Dabei war dieser Erlass ein Musterbeispiel für jene Politik, die der "Neue Stil" für sich reklamiert: pragmatische Politik fernab von überlebter Parteipolitik. Es war nämlich SPÖ-Sozialminister Rudolf Hundstorfer, der einem Wunsch der Wirtschaft nachkam, die das wachsende Problem des Lehrlingsmangels beklagte. Auch NGOs, die zum Nichtstun gezwungene jugendliche Flüchtlinge betreuen, waren dafür. Fadesse und Adoleszenz sind bekanntlich keine gute Mischung. Der Erlass war also eine Maßnahme, die gleich zwei Probleme tangierte. Der Lehrlingsmangel wurde tatsächlich gebremst, zudem hatten Jugendliche auf einmal eine Perspektive.

Das Modell funktionierte, solange man es auch pragmatisch umsetzte. Die meisten Asylwerber wurden zu anerkannten Flüchtlingen, und wenn ab und zu ein tüchtiger Lehrling einen negativen Bescheid erhielt, durfte er oft dennoch bleiben. Darum hatte sich die Republik auch die rechtliche Option des "humanitären Bleiberechts" verpasst - nicht nur um human zu sein, sondern auch um selbst entscheiden zu können, ob nicht doch jemand bleiben soll, weil er oder sie wichtig für das Land ist. Es ist deshalb aber keine "Umgehung des Asylsystems".

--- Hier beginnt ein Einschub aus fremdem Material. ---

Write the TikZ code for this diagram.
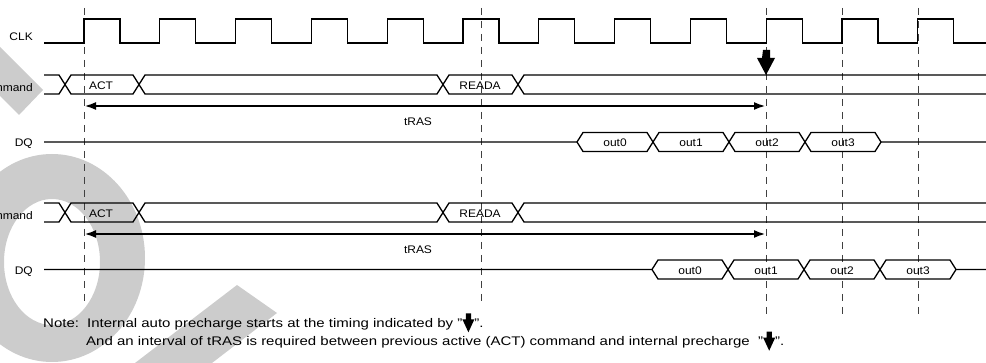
\documentclass[tikz,border=0pt]{standalone}
\usepackage{fontspec}
\usepackage{graphicx}
\setmainfont{Liberation Sans}
\usetikzlibrary{arrows.meta}
\newcommand{\lt}[1]{\scalebox{1.09}[1]{#1}}
\newcommand{\nt}[1]{\scalebox{1.2}[1]{#1}}
\newcommand{\notearrow}{\tikz[baseline=0pt]\fill[black] (-2.2pt,14pt) -- (2.2pt,14pt) -- (2.2pt,8pt) -- (5pt,8pt) -- (0pt,-5pt) -- (-5pt,8pt) -- (-2.2pt,8pt) -- cycle;}
\newcommand\cmdbus[1]{%
 \draw[sig] (44,#1-9.5) -- (59,#1-9.5) -- (71,#1+9.5) -- (133,#1+9.5) -- (145,#1-9.5) -- (437,#1-9.5) -- (449,#1+9.5) -- (512,#1+9.5) -- (524,#1-9.5) -- (986,#1-9.5);
 \draw[sig] (44,#1+9.5) -- (59,#1+9.5) -- (71,#1-9.5) -- (133,#1-9.5) -- (145,#1+9.5) -- (437,#1+9.5) -- (449,#1-9.5) -- (512,#1-9.5) -- (524,#1+9.5) -- (986,#1+9.5);}
\newcommand\databus[2]{%
 \draw[sig] (44,#1) -- (#2,#1) -- (#2+6,#1-9.5) -- (#2+70,#1-9.5) -- (#2+82,#1+9.5) -- (#2+146,#1+9.5) -- (#2+158,#1-9.5) -- (#2+222,#1-9.5) -- (#2+234,#1+9.5) -- (#2+298,#1+9.5) -- (#2+304,#1) -- (986,#1);
 \draw[sig] (#2,#1) -- (#2+6,#1+9.5) -- (#2+70,#1+9.5) -- (#2+82,#1-9.5) -- (#2+146,#1-9.5) -- (#2+158,#1+9.5) -- (#2+222,#1+9.5) -- (#2+234,#1-9.5) -- (#2+298,#1-9.5) -- (#2+304,#1);}
\begin{document}
\begin{tikzpicture}[x=1pt,y=-1pt,line join=miter,
  sig/.style={line width=1.3pt,black},
  gridline/.style={line width=0.9pt,black!75,dash pattern=on 7pt off 6pt},
  lbl/.style={font=\fontsize{11}{13}\selectfont,inner sep=0pt,anchor=base east},
  cell/.style={font=\fontsize{11}{13}\selectfont,inner sep=0pt,anchor=base},
  notetext/.style={font=\fontsize{12.5}{15}\selectfont,inner sep=0pt,anchor=base west},
  span/.style={line width=2.4pt,{Latex[length=12pt,width=8pt]}-{Latex[length=12pt,width=8pt]}},
  wm/.style={fill=black!20,draw=none}]
\useasboundingbox (0,0) rectangle (986,363);
\clip (0,0) rectangle (986,363);
% watermark
\fill[wm] (0,47) -- (43,90) -- (19,115) -- (0,96) -- cycle;
\fill[wm,even odd rule] (52,258) ellipse [x radius=93,y radius=104] (52,262) ellipse [x radius=48,y radius=63];
\fill[wm] (237,285) -- (277,313) -- (212,363) -- (135,363) -- cycle;
% grid
\foreach \gx/\gy in {84/302,481/302,766/318,842/318,918/318}
  \draw[gridline] (\gx,8) -- (\gx,\gy);
% clock
\draw[sig] (44,43) foreach \k in {0,...,11} { -- ({84+75.8*\k},43) -- ({84+75.8*\k},19) -- ({120+75.8*\k},19) -- ({120+75.8*\k},43) } -- (986,43);
\node[lbl] (clk) at (33,40.7) {\lt{CLK}};
% block 1
\cmdbus{84.5}
\node[lbl] (cmd1) at (33,91.7) {\lt{Command}};
\node[cell] (act1) at (101,89.3) {\lt{ACT}};
\node[cell] (reada1) at (480,89.5) {\lt{READA}};
\fill[black] (763,50) -- (770,50) -- (770,58) -- (775,58) -- (766,75) -- (757,58) -- (762,58) -- cycle;
\coordinate (t1a) at (84,106);
\coordinate (t1b) at (766,106);
\draw[span] (t1a) -- (t1b);
\node[cell] (tras1) at (418,126) {\lt{tRAS}};
\databus{142}{577}
\node[lbl] (dq1) at (33,147) {\lt{DQ}};
\node[cell] (o10) at (615,146.7) {\lt{out0}};
\node[cell] (o11) at (691,146.7) {\lt{out1}};
\node[cell] (o12) at (767,146.7) {\lt{out2}};
\node[cell] (o13) at (843,146.7) {\lt{out3}};
% block 2
\cmdbus{212.5}
\node[lbl] (cmd2) at (33,219.5) {\lt{Command}};
\node[cell] (act2) at (101,217.3) {\lt{ACT}};
\node[cell] (reada2) at (480,217.5) {\lt{READA}};
\coordinate (t2a) at (84,234);
\coordinate (t2b) at (766,234);
\draw[span] (t2a) -- (t2b);
\node[cell] (tras2) at (418,254) {\lt{tRAS}};
\databus{269.5}{652}
\node[lbl] (dq2) at (33,275) {\lt{DQ}};
\node[cell] (o20) at (690,274.3) {\lt{out0}};
\node[cell] (o21) at (766,274.3) {\lt{out1}};
\node[cell] (o22) at (842,274.3) {\lt{out2}};
\node[cell] (o23) at (918,274.3) {\lt{out3}};
% note
\node[notetext] (note) at (43,327.3) {\nt{Note:}};
\node[notetext] (n1) at (87,327.3) {\nt{Internal auto precharge starts at the timing indicated by "\notearrow".}};
\node[notetext] (n2) at (86,345.7) {\nt{And an interval of tRAS is required between previous active (ACT) command and internal precharge~ "\notearrow".}};
\end{tikzpicture}
\end{document}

Der Pragmatismus (im vorgegebenen rechtlichen Rahmen) ist aus der gelebten Praxis verschwunden - legitim, aber eben dogmatisch. Das hat dazu geführt, dass vor allem Gastronomen um ihre Arbeitskräfte, die abgeschoben werden sollten, öffentlich kämpften. Das ist der Regierung unangenehm. Verständlich. Der Unmut der Betriebe soll mit einer Rot-Weiß-Rot-Card für Lehrlinge besänftigt werden. Ob das funktioniert? Und wenn, dann würde es insgesamt sogar mehr Zuwanderung bedeuten, da die Asylwerber ja auch ohne Lehre hier sind. Die Regierung agiert also nicht nur nicht pragmatisch, sondern eigentlich auch nicht stimmig.